[AfrICANN-discuss] Last 5 /8 distributes
Ben Akoh
me at benakoh.com
Fri Feb 4 21:37:33 SAST 2011
Hi,
I wonder though, if our looking at cost purely from the technical
perspective does not harm our migratory intentions. CPE's and ISP
equipment are just but a small part of the expense chain, if we were to
consider just the technical aspect alone, and that, as it relates to
just hardware.
Could cost perchance be associated with human resource requirements,
such as technical capacity, cutting across a whole range of levels -
from the techies that are responsible for allocating blocks of v6
addresses at the RIR levels through to those at the ISP, and further
down to those who install CPEs. AfNOG and Afrinic have done exciting
work in this area by building technical capacity but clearly capacity is
still lacking and other stakeholder inputs are required. The numbers of
trained vis-a-vis those yet untrained would present some interesting
information.
The economic costs of having the majority of African businesses who are
mostly SMEs transition is perhaps where the bulk of these v6 allocations
should eventually end up. You would agree with me, however, that
technology spend is done mostly by large corporations and less on SMEs
which consist of the bulk of the market and where most African economies
are buoyed. If this is the case, then the economic incentive for
migrating to v6 should target them and less towards the large
corporations who may have already migrated or invested in newer
equipment. SMEs need an economic incentive to do so. Even then business
incentives are a section of the economics that surround this transition.

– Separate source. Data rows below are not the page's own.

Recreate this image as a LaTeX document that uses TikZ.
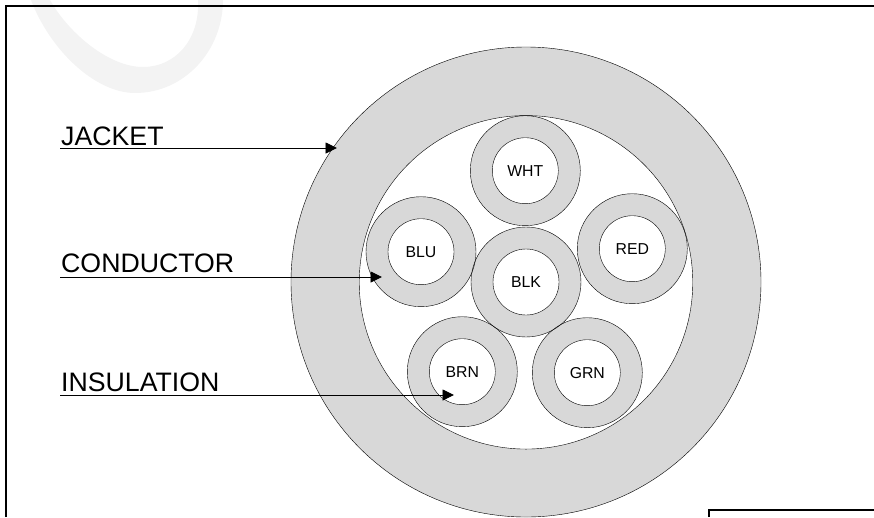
\documentclass[tikz,border=0pt]{standalone}
\usepackage{fontspec}
\setmainfont{Liberation Sans}
\usetikzlibrary{arrows.meta, positioning}
\definecolor{sheathgray}{HTML}{D8D8D8}
\definecolor{markgray}{HTML}{F3F3F3}
\tikzstyle{jacketbody} = [
  circle,
  minimum size=470pt,
  inner sep=0pt,
  draw=black,
  fill=sheathgray
]
\tikzstyle{cavity} = [
  circle,
  minimum size=333.5pt,
  inner sep=0pt,
  fill=white
]
\tikzstyle{ring} = [
  circle,
  minimum size=110pt,
  inner sep=0pt,
  fill=sheathgray
]
\tikzstyle{outline} = [
  circle,
  inner sep=0pt,
  draw=black
]
\tikzstyle{core} = [
  circle,
  minimum size=66pt,
  inner sep=0pt,
  text centered,
  draw=black,
  fill=white,
  font=\fontsize{15.8}{18}\selectfont
]
\tikzstyle{callout} = [
  anchor=south west,
  inner xsep=1pt,
  text depth=0pt,
  font=\fontsize{26.7}{30}\selectfont
]
\tikzstyle{arrow} = [line width=0.9pt, -{Triangle[length=11.5pt,width=11pt]}]
\tikzstyle{frame} = [line width=2pt]

\begin{document}
\begin{tikzpicture}[x=1pt, y=-1pt]
    \useasboundingbox (0,0) rectangle (874,517);
    \clip (0,0) rectangle (874,517);

    % faint mark behind the sheet
    \fill [markgray] (31,0) .. controls (50,50) and (95,93) .. (135,93)
      .. controls (185,93) and (223,50) .. (223,0) -- (198,0)
      .. controls (200,40) and (175,67) .. (143,67)
      .. controls (110,67) and (70,35) .. (50,0) -- cycle;

    \draw [frame] (6,517) |- (874,5.7);
    \draw [frame] (708.5,517) |- (874,509.5);

    \node (jacket-body) [jacketbody] at (526,282) {};
    \node (cavity) [cavity] at (526,282.3) {};

    \node (wht-ring) [ring] at (525.3,170.7) {};
    \node (blu-ring) [ring] at (421,251.7) {};
    \node (red-ring) [ring] at (632.3,248.7) {};
    \node (blk-ring) [ring] at (526,282) {};
    \node (brn-ring) [ring] at (462.3,371.7) {};
    \node (grn-ring) [ring] at (587.3,372.7) {};

    \node (cavity-line) [outline, minimum size=333.5pt] at (cavity) {};
    \foreach \wire in {wht-ring, blu-ring, red-ring, blk-ring, brn-ring, grn-ring}
      \node [outline, minimum size=110pt] at (\wire) {};

    \node (wht) [core] at (wht-ring) {WHT};
    \node (blu) [core] at (blu-ring) {BLU};
    \node (red) [core] at (red-ring) {RED};
    \node (blk) [core] at (blk-ring) {BLK};
    \node (brn) [core] at (brn-ring) {BRN};
    \node (grn) [core] at (grn-ring) {GRN};

    \node (jacket-label) [callout, inner ysep=2pt] at (60,148) {JACKET};
    \node (conductor-label) [callout, inner ysep=4pt] at (60,277) {CONDUCTOR};
    \node (insulation-label) [callout, inner ysep=3pt] at (60,395) {INSULATION};

    \coordinate (jacket-tip) at (337,148);
    \coordinate (conductor-tip) at (382,277);
    \coordinate (insulation-tip) at (454,395);

    \draw [arrow] (jacket-label.south west) -- (jacket-tip);
    \draw [arrow] (conductor-label.south west) -- (conductor-tip);
    \draw [arrow] (insulation-label.south west) -- (insulation-tip);
\end{tikzpicture}
\end{document}
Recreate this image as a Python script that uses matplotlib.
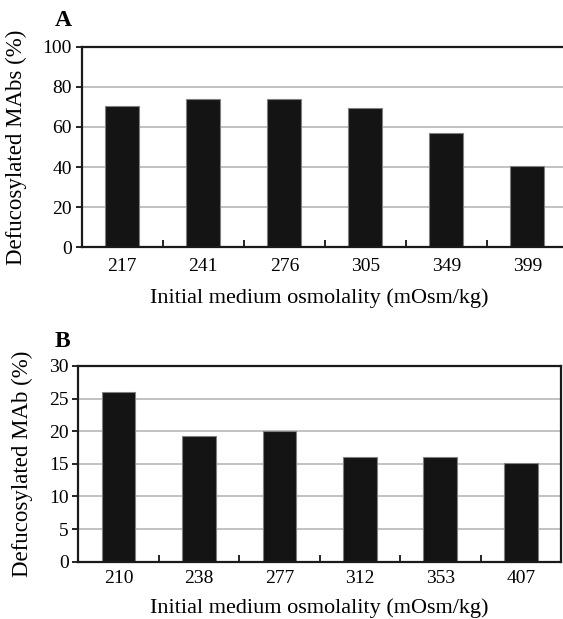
import matplotlib
matplotlib.use('Agg')
import matplotlib.pyplot as plt
import matplotlib.ticker as ticker

plt.rcParams['font.family'] = ['Liberation Serif', 'DejaVu Serif']

# Panel A data
osm_a = ['217', '241', '276', '305', '349', '399']
defuc_a = [70.4, 73.8, 73.8, 69.3, 56.8, 40.5]

# Panel B data
osm_b = ['210', '238', '277', '312', '353', '407']
defuc_b = [26.0, 19.2, 20.1, 16.0, 16.0, 15.1]

W, H = 563, 619
fig = plt.figure(figsize=(W / 100, H / 100), dpi=100)


def px_axes(left, top, right, bottom):
    return fig.add_axes([left / W, 1 - bottom / H, (right - left) / W, (bottom - top) / H])


def draw_panel(ax, cats, vals, ymax, ystep, ylabel, ylab_x, xlab_xy, xpad):
    x = range(len(cats))
    ax.set_axisbelow(True)
    ax.yaxis.grid(True, color='#bdbdbd', lw=1.3)
    ax.bar(x, vals, width=0.42, color='#141414', edgecolor='#808080', lw=0.8, zorder=2)
    ax.set_xlim(-0.5, len(cats) - 0.5)
    ax.set_ylim(0, ymax)
    ax.yaxis.set_major_locator(ticker.MultipleLocator(ystep))
    ax.set_xticks(list(x))
    ax.set_xticklabels(cats)
    ax.set_xticks([i + 0.5 for i in range(len(cats) - 1)], minor=True)
    ax.tick_params(axis='x', which='major', length=0, pad=xpad, labelsize=14)
    ax.tick_params(axis='x', which='minor', direction='in', length=5, width=1.2)
    ax.tick_params(axis='y', direction='out', length=4, width=1.2, pad=3, labelsize=14)
    for s in ax.spines.values():
        s.set_linewidth(1.6)
        s.set_color('#1a1a1a')
    ax.set_ylabel(ylabel, fontsize=16.5)
    ax.yaxis.set_label_coords(ylab_x, 0.5)
    ax.set_xlabel('Initial medium osmolality (mOsm/kg)', fontsize=16)
    ax.xaxis.set_label_coords(*xlab_xy)


ax_a = px_axes(81.7, 46.7, 568, 247.3)
draw_panel(ax_a, osm_a, defuc_a, 100, 20, 'Defucosylated MAbs (%)', -0.1125, (0.488, -0.205), 7.5)

ax_b = px_axes(78.3, 366, 561, 561.7)
draw_panel(ax_b, osm_b, defuc_b, 30, 5, 'Defucosylated MAb (%)', -0.094, (0.499, -0.185), 6)

fig.text(55 / W, 1 - 26 / H, 'A', fontsize=17, fontweight='bold', va='baseline')
fig.text(55 / W, 1 - 347 / H, 'B', fontsize=17, fontweight='bold', va='baseline')

fig.savefig('out.png', dpi=100)
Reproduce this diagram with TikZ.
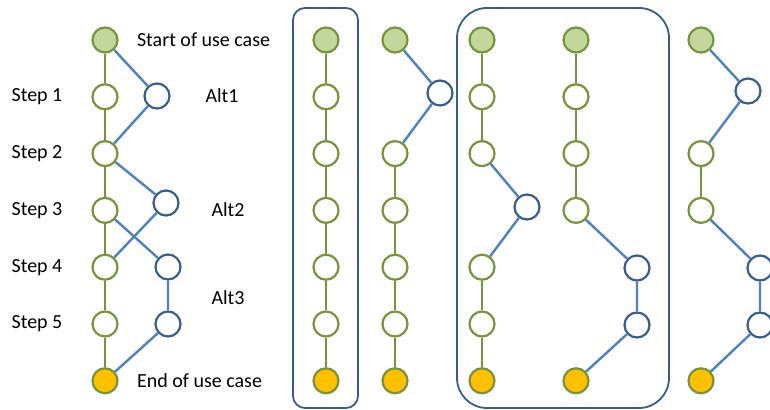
\documentclass[tikz,border=0pt]{standalone}
\usepackage{fontspec}
\setmainfont{Carlito}

\definecolor{stepgreen}{HTML}{77933C}
\definecolor{startfill}{HTML}{C3D69B}
\definecolor{endfill}{HTML}{FFC000}
\definecolor{altdark}{HTML}{385D8A}
\definecolor{linkblue}{HTML}{4F81BD}

\begin{document}
\begin{tikzpicture}[
    x=0.5pt, y=-0.5pt,
    font=\fontsize{10}{12}\selectfont,
    stepnode/.style={circle, draw=stepgreen, line width=1.1pt, fill=white,
        minimum size=12.5pt, inner sep=0pt},
    startnode/.style={stepnode, fill=startfill},
    endnode/.style={stepnode, fill=endfill},
    altnode/.style={circle, draw=altdark, line width=1.1pt, fill=white,
        minimum size=12.5pt, inner sep=0pt},
    mainlink/.style={stepgreen, line width=1.2pt},
    altlink/.style={linkblue, line width=1.2pt},
    groupbox/.style={draw=altdark, line width=0.9pt}
]

\useasboundingbox (0,0) rectangle (770,410);

\def\rowtop{40}
\def\rowgap{56.8}

%% Spalten: Name / x-Position / vorhandene Schritte
\foreach \col/\xpos/\steps in {%
    L/105/{1,2,3,4,5},
    A/326/{1,2,3,4,5},
    B/395/{2,3,4,5},
    C/482/{1,2,4,5},
    D/576/{1,2,3},
    E/701/{2,3}%
} {
    \node[startnode] (\col0) at (\xpos, \rowtop) {};
    \node[endnode]   (\col6) at (\xpos, {\rowtop + 6*\rowgap}) {};
    \foreach \k in \steps {
        \node[stepnode] (\col\k) at (\xpos, {\rowtop + \k*\rowgap}) {};
    }
}

%% Alternativen
\node[altnode] (La1) at (157, 96) {};
\node[altnode] (La2) at (166, 203) {};
\node[altnode] (La3) at (168, 267) {};
\node[altnode] (La4) at (168, 324) {};
\node[altnode] (Ba)  at (440, 93) {};
\node[altnode] (Ca)  at (527, 207) {};
\node[altnode] (Da)  at (637, 268) {};
\node[altnode] (Db)  at (637, 325) {};
\node[altnode] (Ea)  at (748, 91) {};
\node[altnode] (Eb)  at (760, 268) {};
\node[altnode] (Ec)  at (760, 325) {};

%% Hauptablauf links mit allen Alternativen
\draw[mainlink] (L0) -- (L1) -- (L2) -- (L3) -- (L4) -- (L5) -- (L6);
\draw[altlink] (L0) -- (La1) -- (L2);
\draw[altlink] (L2) -- (La2) -- (L4);
\draw[altlink] (L3) -- (La3) -- (La4) -- (L6);

%% einzelne Szenarien
\draw[mainlink] (A0) -- (A1) -- (A2) -- (A3) -- (A4) -- (A5) -- (A6);

\draw[altlink] (B0) -- (Ba) -- (B2);
\draw[mainlink] (B2) -- (B3) -- (B4) -- (B5) -- (B6);

\draw[mainlink] (C0) -- (C1) -- (C2);
\draw[altlink] (C2) -- (Ca) -- (C4);
\draw[mainlink] (C4) -- (C5) -- (C6);

\draw[mainlink] (D0) -- (D1) -- (D2) -- (D3);
\draw[altlink] (D3) -- (Da) -- (Db) -- (D6);

\draw[altlink] (E0) -- (Ea) -- (E2);
\draw[mainlink] (E2) -- (E3);
\draw[altlink] (E3) -- (Eb) -- (Ec) -- (E6);

%% Gruppierungen
\draw[groupbox, rounded corners=6pt] (293, 8) rectangle (358, 408);
\draw[groupbox, rounded corners=15pt] (457, 8) rectangle (669, 408);

%% Beschriftungen
\foreach \k in {1,...,5} {
    \node (steplabel\k) at (37, {\rowtop + \k*\rowgap}) {Step \k};
}
\node[anchor=west] (startlabel) at (130, \rowtop) {Start of use case};
\node[anchor=west] (endlabel) at (130, {\rowtop + 6*\rowgap}) {End of use case};
\node (alt1label) at (222, 96) {Alt1};
\node (alt2label) at (228, 210) {Alt2};
\node (alt3label) at (228, 298) {Alt3};

\end{tikzpicture}
\end{document}
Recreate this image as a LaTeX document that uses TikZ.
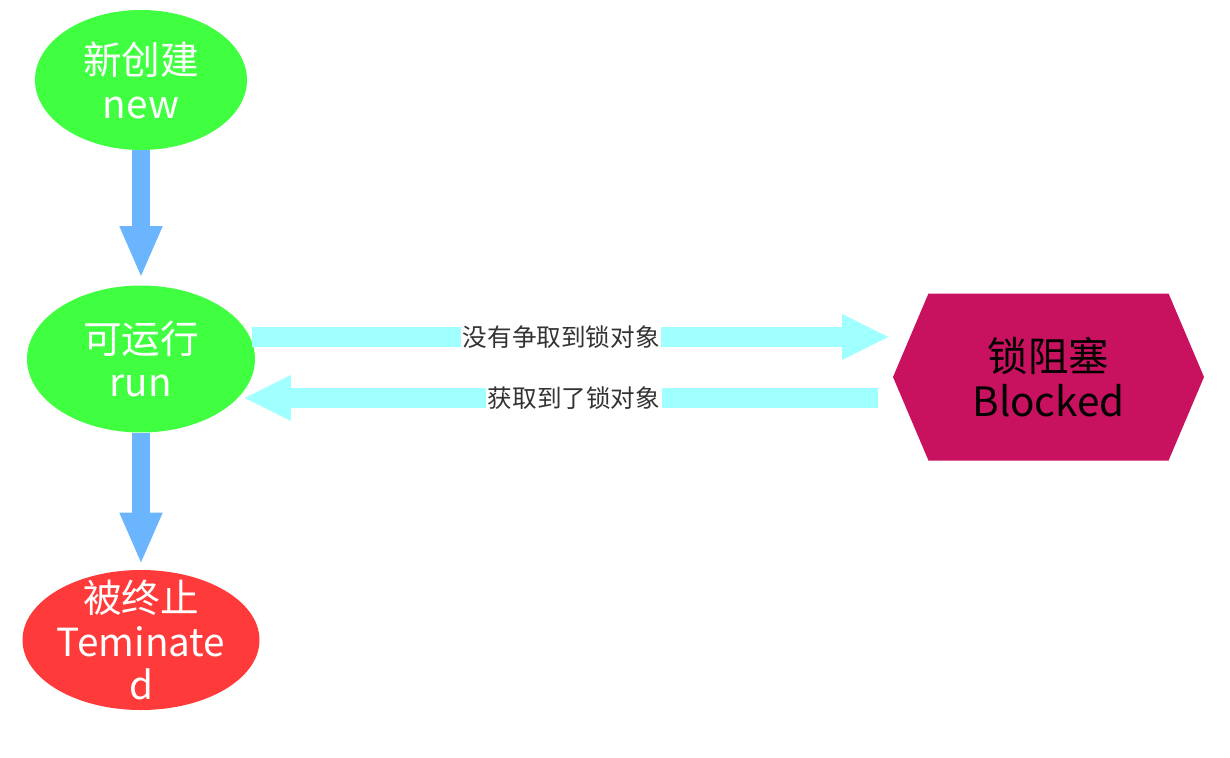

Other social aspects such as the amount of obsolete, non-compliant
devices, and those less skilled to tunnel through existing protocols
further complicate the matter.
Eventually the success of Africa's transition would largely depend on
how we holistically deal with this economics. A simple analogy I could
use is the transition from analogue to digital broadcast that countries
in Europe and North America have completed. The economics of such
transition was holistic and took into consideration everything down to
the CPEs, in this case set-top-boxes which were eventually subsidized by
their governments. But this did not come without a comprehension of the
scale of spend to the individual nation state.
I wonder though, if the last /8 block allocated to Afrinic for Africa
will also not eventually retard the transition to v6 given its
unallocated v6 blocks that it speculatively still has (speculation,
because I have not verified its current stockpile).
I guess my dilemma is that the economic incentive for migration is not
clear to the all, SME's, consumers, ISPs, etc., and not just to large
corporations who may have transitioned so they can position themselves
to play in the international market. But more importantly to SME's and
individuals, at all levels; social and economic, who need to be
considered in the equation for transition.
The allocation leaves me with more questions than answers.
Best,
Ben
On Thu, February 3, 2011 12:29 pm, McTim wrote:
> hi,
> On Thu, Feb 3, 2011 at 7:42 PM, Ben Akoh <me at benakoh.com> wrote:
>> Hi Adiel,
>> Thanks for this information. I followed closely the discussions especially
>> the comment attributed to you that most African networks are v6 compliant
>> largely due to the recent purchase of newer equipment. I had sent in a question at the tail end of the discussion and someone else had asked the
>> question on the economics of the migration.
>> I think the information you provided on the compliance of equipment is extremely useful but was hoping you could provide more clarity and information in terms of figures and numbers to that effect.
> I'm not sure this is quantifiable.
> For instance,
>> what has been the spend by companies or countries for newer more compliant
>> equipment?
> I suspect relatively very little so far. The router manufacturers have put v6 in their software many years ago, so, as you said, those purchases were "a normal part of equipment upgrade that
> companies or institutions engage in". Same with all computers, Linux, Mac, Windows have all been v6 capable for a long time.